- Born: January 26, 1837 Springfield, Kentucky
- Died: July 18, 1907 (aged 70) Omaha, Nebraska
- Occupations: Cattle, investment
- Known for: Businessman, politician

= William A. Paxton =

American politician

William A. Paxton (January 26, 1837 – July 18, 1907) was an American pioneer businessman and politician in Omaha, Nebraska. His life as a rancher and cattleman early in his life, as well as early work with the Union Pacific Railroad was highly regarded among his contemporaries; his success as a businessman later in his life led him to great wealth. His leadership is seen as an essential factor in Omaha becoming a prominent stockyards and meatpacking center. He is frequently referred to as "the real founder of South Omaha."

==Early life==
Paxton was born in Springfield, Kentucky on January 26, 1837, and raised there until age twelve when his family moved to Missouri. Employed by a local farmer, by the age of fifteen he started his own business breaking prairie sod for new settlers in the area. Paxton worked as a farm manager until he was 25.

==Career==
In 1862 Paxton went to Omaha and became the foreman of a bridge building crew on the Military Road between Omaha and Fort Kearny. Returning to Omaha in 1860 Paxton hauled freight between Omaha and Denver. The next year he worked for Edward Creighton's crew installing the Western Union Telegraph between Omaha and Denver. In 1865 he bought a team of horses from Creighton and started his own freighting business, operating between Omaha and Denver until 1867.
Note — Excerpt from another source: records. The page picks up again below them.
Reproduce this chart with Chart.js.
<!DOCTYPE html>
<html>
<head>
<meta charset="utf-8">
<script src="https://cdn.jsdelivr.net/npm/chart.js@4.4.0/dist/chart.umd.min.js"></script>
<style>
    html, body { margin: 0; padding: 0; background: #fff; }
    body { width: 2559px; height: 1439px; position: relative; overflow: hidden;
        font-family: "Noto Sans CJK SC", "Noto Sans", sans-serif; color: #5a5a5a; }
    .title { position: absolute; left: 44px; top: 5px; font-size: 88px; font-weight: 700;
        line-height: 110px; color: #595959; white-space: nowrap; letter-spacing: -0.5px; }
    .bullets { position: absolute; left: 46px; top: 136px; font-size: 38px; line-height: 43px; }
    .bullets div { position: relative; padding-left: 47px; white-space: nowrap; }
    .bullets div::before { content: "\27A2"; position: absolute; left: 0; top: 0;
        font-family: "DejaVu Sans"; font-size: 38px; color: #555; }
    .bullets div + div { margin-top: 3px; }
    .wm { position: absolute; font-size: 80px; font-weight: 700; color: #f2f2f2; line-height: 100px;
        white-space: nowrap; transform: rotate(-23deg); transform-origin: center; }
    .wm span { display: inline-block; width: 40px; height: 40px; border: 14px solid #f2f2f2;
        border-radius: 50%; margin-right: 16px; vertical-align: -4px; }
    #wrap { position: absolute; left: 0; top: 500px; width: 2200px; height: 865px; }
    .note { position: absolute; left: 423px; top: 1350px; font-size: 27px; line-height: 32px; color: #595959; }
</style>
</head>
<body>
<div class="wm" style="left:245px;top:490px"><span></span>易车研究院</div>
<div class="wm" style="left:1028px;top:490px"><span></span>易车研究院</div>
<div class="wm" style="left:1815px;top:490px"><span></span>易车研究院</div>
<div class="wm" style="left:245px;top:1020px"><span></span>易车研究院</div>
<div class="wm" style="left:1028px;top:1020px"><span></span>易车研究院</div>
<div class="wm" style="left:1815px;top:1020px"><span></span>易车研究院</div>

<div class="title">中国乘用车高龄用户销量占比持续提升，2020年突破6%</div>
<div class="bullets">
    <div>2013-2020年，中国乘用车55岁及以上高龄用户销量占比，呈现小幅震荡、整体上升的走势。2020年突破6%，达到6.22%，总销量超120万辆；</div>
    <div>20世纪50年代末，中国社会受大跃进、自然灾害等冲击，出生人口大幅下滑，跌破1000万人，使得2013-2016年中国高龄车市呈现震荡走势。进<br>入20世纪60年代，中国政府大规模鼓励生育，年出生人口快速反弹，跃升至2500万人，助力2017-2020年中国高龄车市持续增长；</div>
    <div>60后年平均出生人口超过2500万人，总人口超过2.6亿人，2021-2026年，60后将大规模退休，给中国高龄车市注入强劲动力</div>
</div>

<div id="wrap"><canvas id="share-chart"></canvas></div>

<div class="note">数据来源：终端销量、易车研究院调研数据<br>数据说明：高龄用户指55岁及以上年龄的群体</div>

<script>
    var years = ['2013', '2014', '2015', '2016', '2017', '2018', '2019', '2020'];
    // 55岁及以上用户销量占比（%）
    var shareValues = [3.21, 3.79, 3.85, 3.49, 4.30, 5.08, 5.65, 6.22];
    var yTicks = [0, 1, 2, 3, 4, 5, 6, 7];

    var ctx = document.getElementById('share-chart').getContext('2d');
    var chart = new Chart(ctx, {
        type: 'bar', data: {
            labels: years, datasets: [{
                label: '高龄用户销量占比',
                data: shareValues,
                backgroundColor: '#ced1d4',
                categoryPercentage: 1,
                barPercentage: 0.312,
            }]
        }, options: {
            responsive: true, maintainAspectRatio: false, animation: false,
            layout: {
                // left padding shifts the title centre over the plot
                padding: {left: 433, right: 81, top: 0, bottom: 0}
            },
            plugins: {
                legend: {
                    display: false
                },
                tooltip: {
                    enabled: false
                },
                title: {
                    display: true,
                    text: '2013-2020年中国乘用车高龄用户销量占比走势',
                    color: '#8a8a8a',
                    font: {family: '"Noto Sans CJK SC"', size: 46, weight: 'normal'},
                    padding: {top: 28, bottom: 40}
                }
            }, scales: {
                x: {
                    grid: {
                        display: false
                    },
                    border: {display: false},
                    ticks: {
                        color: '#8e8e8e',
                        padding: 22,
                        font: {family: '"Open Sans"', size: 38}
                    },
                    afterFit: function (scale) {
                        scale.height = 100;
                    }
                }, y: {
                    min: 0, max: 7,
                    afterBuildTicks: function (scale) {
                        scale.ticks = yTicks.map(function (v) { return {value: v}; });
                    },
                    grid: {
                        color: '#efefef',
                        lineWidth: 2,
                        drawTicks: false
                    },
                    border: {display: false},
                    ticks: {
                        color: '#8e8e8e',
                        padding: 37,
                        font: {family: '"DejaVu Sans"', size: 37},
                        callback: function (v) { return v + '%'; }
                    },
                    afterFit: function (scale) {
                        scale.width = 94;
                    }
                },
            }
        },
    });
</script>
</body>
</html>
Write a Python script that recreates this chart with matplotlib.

In 1867 the Union Pacific Railroad contracted with Paxton to grade the roadway west of Julesburg, Colorado. Working first as foreman of a crew hired to supply railroad ties, and then as manager of a large railroad construction gang, Paxton contracted with the Omaha and Northwestern Railroad in 1869 to build lines north out of Omaha to Oakland, Nebraska.

Paxton next bought cattle at Abilene, Kansas, and drove them to Omaha, where he sold them and used the money to go into ranching near Ogallala, Nebraska. Supplying beef to area Indian agencies for the next five years, Paxton operated the Keystone Cattle Company ranch at Ogallala and also owned ranches near Hyannis and Paxton, Nebraska, which was named for him. Paxton returned to Omaha in 1875, but did not sell his ranches until 1883.

In 1879 Paxton became a principal stockholder in the Nebraska Telephone Company. That same year he helped organize the Omaha Mashers, a baseball team in the short-lived Northwestern League. In 1882, he was the vice-president of the Omaha Savings Bank. The same year, in partnership with Ben Gallagher, he organized the Paxton and Gallagher Wholesale Grocery firm. Paxton was one of the organizers of the Paxton-Vierling Iron Works in 1885, and was part of the Omaha Driving Association, which in 1880 purchased and developed a tract of land in North Omaha called the Omaha Driving Park. It became the site of the Nebraska State Fair for several years. In 1882 Paxton gave $5,000 to local hotel developers to encourage them to consider adding a fifth story to their new building and naming the hotel in his honor. The Paxton Hotel was Omaha's premier hotel for many years.

===Omaha Stockyards===
In 1878 Paxton helped form the first Union Stockyards Company in Omaha, but soon afterwards it was moved to Council Bluffs, Iowa. The Union Stockyards Company was reorganized in South Omaha in 1883, and Paxton was the first president of the corporation. He was also instrumental in organizing related businesses, including the Union Stockyards Bank of South Omaha, the South Omaha Terminal Railway, the Union Elevator, the Union Trust Company, and the South Omaha Land Company, of which he was vice-president.

===Politics===
Paxton was elected to the Nebraska Legislature in 1881 and served in the Nebraska Senate in 1889.

==Legacy==
William A. Paxton's name was given to the Paxton Block of office buildings which he constructed at South 16th and Farnam Streets in Downtown Omaha; the Paxton Hotel which he assisted with financial help, and; Paxton Boulevard in South Omaha. He also built Omaha's Ware Block, which is named for his wife, Mary Jane Ware, the Granite Block, and the old Merchants Hotel in Omaha.

The town of Paxton, Nebraska was named for him, as well. Located near there was a town called Keystone, Nebraska, named after Paxton's brand; the neighborhood in Omaha called Keystone is also named for Paxton's brand.

The Paxton and Gallagher Wholesale Grocery firm was sold to Gilbert C. Swanson and W. Clarke Swanson and renamed Butternut Foods in 1958. In 1963, Paxton was inducted into the Hall of Great Westerners of the National Cowboy & Western Heritage Museum.